Jumat, 16 Desember 2016

Gambaran Umum Ossetia Selatan (skripsi dan tesis)



Secara geografis, Ossetia Selatan berbatasan dengan Ossetia Utara yang masuk wilayah Rusia, di Selatan dengan Georgia. Kawasan yang terletak di Selatan Kaukasia ini, memiliki wilayah sekitar 4000 kilometer persegi, dengan ibukotanya Tskhinvali.  Bahasa warga Ossetia adalah Persia, seperti yang biasa digunakan di Iran. Selain itu di Ossetia Selatan, bahasa Rusia menjadi bahasa resmi kedua. Kebanyakan penduduk Ossetia Selatan memiliki kewarganegaraan Rusia.
Ketika tahun 1990 Ossetia Selatan memproklamasikan kedaulatannya, milisi Georgia melakukan serbuan. Moskow juga.mengirimkan pasukan yang mendukung pihak Ossetia Selatan. Perang itu menyebabkan sekitar 100 ribu warga Ossetia melarikan diri dari Georgia dan Ossetia Selatan ke Rusia, sekitar 20 ribu warga Georgia ke Georgia. Jika tahun 1989 penduduk Ossetia Selatan masih 165 ribu orang, saat ini jumlahnya kira-kira tinggal separuhnya.
Status Ossetia Selatan  tidak jelas. Secara hukum internasional, kedaulatan keduanya tidak diakui secara resmi. Tapi pimpinan di kedua kawasan itu  berusaha mewujudkannya dengan menggelar pemilihan umum. Dari segi ekonomi tidak banyak yang ditawarkan Ossetia Selatan. Tingkat penganggurannya mencapai 60 persen. Lahan pertaniannya hanya menghasilkan sedikit buah-buahan, gandum dan anggur. Bahkan terdapat desas-desus, kawasan pegunungan di Kaukasia itu merupakan jalur transit penyelundupan senjata dan obat bius. Tapi dapat dimengerti bila Georgia tetap ingin mempertahankan kesatuannya. Jika membiarkan Ossetia Selatan merdeka, ini berarti Georgia juga harus rela melepaskan Abkhazia, provinsi lainnya yang juga ingin melepaskan diri darinya. Dimana secara ekonomis dan strategis Abkhazia memiliki arti penting. Inilah sumber masalahnya. Di belakang konflik Ossetia Selatan tersembunyi kepentingan politik internasional. NATO, Amerika Serikat, Rusia dan Uni Eropa semua terlibat dalam masalah. Ini juga yang menyebabkan Dewan Keamanan PBB dalam sidang istimewanya tidak berhasil mencapai kata sepakat dalam mengatasi konflik di Kaukasia tersebut.

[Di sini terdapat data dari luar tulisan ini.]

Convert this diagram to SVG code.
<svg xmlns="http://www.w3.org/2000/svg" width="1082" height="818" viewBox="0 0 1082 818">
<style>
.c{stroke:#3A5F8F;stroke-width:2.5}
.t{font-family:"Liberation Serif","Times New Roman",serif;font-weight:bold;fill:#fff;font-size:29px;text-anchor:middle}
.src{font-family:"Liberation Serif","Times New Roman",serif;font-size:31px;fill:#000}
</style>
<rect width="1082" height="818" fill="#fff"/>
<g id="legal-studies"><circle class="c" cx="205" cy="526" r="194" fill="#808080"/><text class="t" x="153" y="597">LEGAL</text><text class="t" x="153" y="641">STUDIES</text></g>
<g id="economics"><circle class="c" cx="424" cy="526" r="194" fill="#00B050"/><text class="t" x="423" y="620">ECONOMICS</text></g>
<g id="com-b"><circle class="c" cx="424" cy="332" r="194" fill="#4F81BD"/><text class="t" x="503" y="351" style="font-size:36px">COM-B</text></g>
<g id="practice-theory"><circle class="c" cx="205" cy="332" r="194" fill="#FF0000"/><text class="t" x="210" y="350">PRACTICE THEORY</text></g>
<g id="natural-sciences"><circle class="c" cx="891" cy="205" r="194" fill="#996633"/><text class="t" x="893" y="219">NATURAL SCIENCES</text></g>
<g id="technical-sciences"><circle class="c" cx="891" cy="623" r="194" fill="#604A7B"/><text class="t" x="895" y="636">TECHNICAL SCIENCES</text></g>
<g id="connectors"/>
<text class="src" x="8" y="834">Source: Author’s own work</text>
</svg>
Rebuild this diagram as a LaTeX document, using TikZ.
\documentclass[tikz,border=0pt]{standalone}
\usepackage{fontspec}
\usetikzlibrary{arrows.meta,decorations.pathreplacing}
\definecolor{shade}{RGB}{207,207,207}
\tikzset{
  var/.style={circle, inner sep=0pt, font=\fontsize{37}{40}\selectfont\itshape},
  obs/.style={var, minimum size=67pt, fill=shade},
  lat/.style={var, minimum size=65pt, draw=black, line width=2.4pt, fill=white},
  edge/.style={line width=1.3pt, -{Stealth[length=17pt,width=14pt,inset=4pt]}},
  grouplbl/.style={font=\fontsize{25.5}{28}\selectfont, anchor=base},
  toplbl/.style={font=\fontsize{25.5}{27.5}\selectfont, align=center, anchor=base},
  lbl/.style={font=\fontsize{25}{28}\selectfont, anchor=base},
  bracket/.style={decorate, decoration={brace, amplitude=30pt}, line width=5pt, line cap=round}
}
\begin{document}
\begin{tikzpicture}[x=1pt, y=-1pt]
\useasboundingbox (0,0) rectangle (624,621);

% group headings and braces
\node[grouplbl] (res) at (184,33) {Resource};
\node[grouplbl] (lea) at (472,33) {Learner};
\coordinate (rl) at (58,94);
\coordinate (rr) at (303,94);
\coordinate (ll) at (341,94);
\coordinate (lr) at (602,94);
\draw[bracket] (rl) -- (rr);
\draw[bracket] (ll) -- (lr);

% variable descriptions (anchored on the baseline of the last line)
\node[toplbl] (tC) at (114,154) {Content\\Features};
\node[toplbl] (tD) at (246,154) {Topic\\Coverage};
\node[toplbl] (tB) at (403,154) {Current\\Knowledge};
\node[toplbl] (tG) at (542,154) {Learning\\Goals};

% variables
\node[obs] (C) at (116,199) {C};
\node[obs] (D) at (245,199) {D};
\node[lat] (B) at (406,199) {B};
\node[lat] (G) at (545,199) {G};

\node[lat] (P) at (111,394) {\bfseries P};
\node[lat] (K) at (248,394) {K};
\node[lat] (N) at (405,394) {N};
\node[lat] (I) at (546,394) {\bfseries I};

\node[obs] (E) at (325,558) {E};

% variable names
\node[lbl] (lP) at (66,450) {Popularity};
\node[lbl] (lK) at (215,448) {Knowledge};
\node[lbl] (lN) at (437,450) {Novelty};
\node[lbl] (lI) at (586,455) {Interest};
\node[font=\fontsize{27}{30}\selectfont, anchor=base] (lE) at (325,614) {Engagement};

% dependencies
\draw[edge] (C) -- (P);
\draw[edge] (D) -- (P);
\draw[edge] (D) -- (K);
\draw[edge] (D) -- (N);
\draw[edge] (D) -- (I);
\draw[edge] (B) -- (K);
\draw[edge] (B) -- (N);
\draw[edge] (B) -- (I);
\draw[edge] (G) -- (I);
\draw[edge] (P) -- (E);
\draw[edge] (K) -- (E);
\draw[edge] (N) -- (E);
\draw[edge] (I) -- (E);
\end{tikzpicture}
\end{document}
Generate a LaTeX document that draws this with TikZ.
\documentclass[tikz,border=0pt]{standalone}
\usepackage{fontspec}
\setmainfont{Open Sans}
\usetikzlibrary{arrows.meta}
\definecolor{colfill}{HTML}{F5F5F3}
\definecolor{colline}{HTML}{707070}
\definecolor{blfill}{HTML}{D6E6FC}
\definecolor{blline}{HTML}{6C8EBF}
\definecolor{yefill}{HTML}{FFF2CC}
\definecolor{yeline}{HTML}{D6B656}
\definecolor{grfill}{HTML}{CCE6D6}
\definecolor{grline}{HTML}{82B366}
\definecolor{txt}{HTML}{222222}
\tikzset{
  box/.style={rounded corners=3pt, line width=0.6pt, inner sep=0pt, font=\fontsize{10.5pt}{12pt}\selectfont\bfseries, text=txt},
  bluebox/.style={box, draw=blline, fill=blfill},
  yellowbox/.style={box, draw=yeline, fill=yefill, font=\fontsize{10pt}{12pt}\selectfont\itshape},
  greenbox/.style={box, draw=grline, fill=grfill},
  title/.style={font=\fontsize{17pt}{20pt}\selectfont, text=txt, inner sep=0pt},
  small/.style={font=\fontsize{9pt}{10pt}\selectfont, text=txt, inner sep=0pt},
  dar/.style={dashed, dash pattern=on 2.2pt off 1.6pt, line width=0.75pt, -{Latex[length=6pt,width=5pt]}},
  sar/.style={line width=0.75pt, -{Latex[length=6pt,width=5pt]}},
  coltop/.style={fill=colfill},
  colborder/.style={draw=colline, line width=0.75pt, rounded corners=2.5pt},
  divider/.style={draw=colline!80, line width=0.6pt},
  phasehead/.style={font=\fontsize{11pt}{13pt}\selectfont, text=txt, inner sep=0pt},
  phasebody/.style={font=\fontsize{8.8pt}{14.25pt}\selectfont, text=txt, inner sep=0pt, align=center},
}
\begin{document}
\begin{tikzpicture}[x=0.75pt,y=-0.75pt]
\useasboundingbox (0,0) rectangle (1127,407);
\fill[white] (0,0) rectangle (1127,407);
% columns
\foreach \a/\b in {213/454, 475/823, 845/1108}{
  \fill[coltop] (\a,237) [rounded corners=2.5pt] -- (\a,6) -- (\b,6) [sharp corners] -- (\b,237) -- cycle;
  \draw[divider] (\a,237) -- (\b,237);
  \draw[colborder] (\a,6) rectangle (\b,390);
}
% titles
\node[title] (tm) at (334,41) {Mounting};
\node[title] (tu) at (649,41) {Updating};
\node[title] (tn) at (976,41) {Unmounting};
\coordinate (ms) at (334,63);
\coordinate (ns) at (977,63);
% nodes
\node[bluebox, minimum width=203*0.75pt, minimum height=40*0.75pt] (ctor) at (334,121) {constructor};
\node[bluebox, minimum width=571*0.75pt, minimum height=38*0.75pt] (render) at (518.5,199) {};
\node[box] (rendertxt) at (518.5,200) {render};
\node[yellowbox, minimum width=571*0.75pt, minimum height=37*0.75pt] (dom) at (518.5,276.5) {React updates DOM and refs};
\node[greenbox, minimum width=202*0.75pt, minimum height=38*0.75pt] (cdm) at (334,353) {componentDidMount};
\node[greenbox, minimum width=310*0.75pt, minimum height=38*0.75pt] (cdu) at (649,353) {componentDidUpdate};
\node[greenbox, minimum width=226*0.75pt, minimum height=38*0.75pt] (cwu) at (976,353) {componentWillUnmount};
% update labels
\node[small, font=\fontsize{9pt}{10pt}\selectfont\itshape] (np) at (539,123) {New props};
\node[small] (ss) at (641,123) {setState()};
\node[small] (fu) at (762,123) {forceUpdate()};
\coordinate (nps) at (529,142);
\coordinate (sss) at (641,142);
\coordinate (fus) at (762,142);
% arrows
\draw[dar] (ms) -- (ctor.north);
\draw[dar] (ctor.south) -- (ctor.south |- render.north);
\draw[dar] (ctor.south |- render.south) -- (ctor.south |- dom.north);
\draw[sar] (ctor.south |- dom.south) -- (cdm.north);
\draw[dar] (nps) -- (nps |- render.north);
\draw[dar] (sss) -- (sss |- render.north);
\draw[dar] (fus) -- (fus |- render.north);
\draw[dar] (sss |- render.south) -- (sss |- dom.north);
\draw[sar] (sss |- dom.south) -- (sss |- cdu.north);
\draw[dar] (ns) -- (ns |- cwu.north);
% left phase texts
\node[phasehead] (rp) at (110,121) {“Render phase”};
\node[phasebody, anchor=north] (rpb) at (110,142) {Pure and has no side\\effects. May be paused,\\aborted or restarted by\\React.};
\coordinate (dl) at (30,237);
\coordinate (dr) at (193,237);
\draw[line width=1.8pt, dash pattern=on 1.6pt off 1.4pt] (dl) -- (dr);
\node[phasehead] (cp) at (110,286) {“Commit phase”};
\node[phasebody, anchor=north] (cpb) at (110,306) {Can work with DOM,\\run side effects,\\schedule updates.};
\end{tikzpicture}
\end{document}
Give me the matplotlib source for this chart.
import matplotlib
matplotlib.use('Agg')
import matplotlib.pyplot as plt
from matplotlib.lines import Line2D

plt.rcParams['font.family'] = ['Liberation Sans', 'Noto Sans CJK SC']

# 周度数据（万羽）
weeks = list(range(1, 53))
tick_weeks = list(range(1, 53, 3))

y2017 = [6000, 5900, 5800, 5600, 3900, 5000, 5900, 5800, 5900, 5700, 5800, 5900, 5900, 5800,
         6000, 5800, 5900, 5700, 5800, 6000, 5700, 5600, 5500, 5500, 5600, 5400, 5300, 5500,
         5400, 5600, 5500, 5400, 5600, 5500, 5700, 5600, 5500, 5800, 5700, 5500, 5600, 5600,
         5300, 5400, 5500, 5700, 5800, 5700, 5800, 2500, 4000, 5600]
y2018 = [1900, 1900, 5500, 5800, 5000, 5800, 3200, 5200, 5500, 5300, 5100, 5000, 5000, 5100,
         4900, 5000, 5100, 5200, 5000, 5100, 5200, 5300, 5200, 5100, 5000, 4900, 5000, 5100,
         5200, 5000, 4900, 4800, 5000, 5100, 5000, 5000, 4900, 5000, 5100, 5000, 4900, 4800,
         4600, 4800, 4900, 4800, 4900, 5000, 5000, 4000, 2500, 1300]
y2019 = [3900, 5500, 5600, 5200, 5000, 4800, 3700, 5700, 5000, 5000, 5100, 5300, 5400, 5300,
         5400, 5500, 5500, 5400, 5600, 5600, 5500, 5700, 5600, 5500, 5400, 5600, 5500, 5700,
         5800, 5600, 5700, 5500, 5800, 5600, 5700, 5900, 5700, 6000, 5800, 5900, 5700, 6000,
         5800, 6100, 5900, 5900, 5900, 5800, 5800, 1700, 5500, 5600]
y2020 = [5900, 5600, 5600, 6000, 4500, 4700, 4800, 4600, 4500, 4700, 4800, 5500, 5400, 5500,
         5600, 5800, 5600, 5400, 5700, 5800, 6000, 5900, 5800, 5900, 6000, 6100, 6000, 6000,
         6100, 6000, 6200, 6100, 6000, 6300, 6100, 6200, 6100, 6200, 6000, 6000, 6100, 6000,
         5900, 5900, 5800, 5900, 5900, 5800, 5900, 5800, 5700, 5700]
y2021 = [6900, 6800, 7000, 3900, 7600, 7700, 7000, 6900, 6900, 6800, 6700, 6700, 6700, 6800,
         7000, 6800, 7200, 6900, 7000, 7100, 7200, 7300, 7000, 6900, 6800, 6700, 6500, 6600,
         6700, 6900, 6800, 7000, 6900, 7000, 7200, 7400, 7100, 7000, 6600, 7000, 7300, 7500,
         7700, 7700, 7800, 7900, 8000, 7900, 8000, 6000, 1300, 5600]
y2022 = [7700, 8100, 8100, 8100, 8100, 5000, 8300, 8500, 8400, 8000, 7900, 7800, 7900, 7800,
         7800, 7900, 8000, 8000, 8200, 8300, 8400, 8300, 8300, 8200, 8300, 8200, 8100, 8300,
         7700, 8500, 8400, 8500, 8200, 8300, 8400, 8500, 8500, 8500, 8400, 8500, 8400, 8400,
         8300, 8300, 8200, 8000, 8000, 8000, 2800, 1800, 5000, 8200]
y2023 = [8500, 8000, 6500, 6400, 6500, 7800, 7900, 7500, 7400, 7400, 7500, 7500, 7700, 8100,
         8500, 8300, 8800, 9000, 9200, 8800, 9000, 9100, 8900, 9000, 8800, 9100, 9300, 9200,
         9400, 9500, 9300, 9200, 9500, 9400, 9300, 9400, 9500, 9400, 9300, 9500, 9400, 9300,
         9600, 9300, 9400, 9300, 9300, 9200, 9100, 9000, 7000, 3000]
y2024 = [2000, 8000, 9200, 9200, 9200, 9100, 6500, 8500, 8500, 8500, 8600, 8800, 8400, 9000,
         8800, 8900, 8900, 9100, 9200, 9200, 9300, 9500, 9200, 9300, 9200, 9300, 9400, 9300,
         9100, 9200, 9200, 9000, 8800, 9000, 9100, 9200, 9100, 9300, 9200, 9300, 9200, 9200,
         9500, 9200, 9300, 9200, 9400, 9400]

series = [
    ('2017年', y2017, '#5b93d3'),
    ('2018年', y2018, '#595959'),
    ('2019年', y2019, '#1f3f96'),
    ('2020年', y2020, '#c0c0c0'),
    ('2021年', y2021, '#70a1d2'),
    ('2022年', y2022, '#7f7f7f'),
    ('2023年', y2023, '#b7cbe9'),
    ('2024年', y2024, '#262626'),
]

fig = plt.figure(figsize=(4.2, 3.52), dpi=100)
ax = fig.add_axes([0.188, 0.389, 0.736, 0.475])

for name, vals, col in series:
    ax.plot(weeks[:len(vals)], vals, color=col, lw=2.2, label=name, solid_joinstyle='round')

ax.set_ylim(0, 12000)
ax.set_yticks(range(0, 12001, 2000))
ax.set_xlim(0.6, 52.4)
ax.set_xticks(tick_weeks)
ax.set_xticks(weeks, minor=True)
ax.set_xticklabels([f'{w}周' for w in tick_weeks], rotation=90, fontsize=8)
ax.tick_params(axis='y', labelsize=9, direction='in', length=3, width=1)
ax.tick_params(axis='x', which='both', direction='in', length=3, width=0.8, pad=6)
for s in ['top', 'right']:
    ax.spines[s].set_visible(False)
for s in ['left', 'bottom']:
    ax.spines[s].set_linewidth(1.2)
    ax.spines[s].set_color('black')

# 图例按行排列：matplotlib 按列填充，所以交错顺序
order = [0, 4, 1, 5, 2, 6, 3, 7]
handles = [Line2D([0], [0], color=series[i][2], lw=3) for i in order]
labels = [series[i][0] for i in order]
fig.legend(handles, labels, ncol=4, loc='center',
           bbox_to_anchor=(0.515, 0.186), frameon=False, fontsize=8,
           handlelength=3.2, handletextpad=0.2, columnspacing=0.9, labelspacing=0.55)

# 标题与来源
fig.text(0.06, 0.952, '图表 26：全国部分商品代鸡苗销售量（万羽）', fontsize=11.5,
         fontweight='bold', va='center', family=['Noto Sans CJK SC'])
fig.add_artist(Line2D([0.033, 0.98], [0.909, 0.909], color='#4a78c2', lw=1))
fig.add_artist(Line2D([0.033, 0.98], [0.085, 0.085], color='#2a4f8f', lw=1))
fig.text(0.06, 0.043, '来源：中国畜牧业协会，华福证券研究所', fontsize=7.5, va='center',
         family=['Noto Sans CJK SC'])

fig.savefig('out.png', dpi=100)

Secara resmi provinsi yang September 1991 menamakan dirinya Republik Ossetia Selatan, masih termasuk Georgia, seperti halnya provinsi Abkhazia yang juga melepaskan diri dari Georgia. Namun keduanya mendapat dukungan dari Rusia dan secara ekonomi tergantung pada Rusia. Georgia menuduh Rusia hendak melakukan aneksasi terhadap kedua kawasan tersebut dan menghindari upaya keanggotaan Georgia ke dalam NATO. Rusia menentang keanggotaan Georgia ke dalam NATO. Moskow tidak senang keberadaan pakta pertahanan Atlantik Utara itu tepat berada di perbatasannya, juga tidak dengan penempatan stasiun penangkal rudal di Polandia dan Ceko. Itu yang menyebabkan Rusia membantu perjuangan kemerdekaan Ossetia Selatan dan Abkhazia melawan Georgia. Sehubungan serangan yang dilancarkan Georgia terhadap Ossetia Selatan pada saat itu Perdana Menteri Rusia, Vladimir Putin menyebutnya sebagai pembunuhan massal.[1]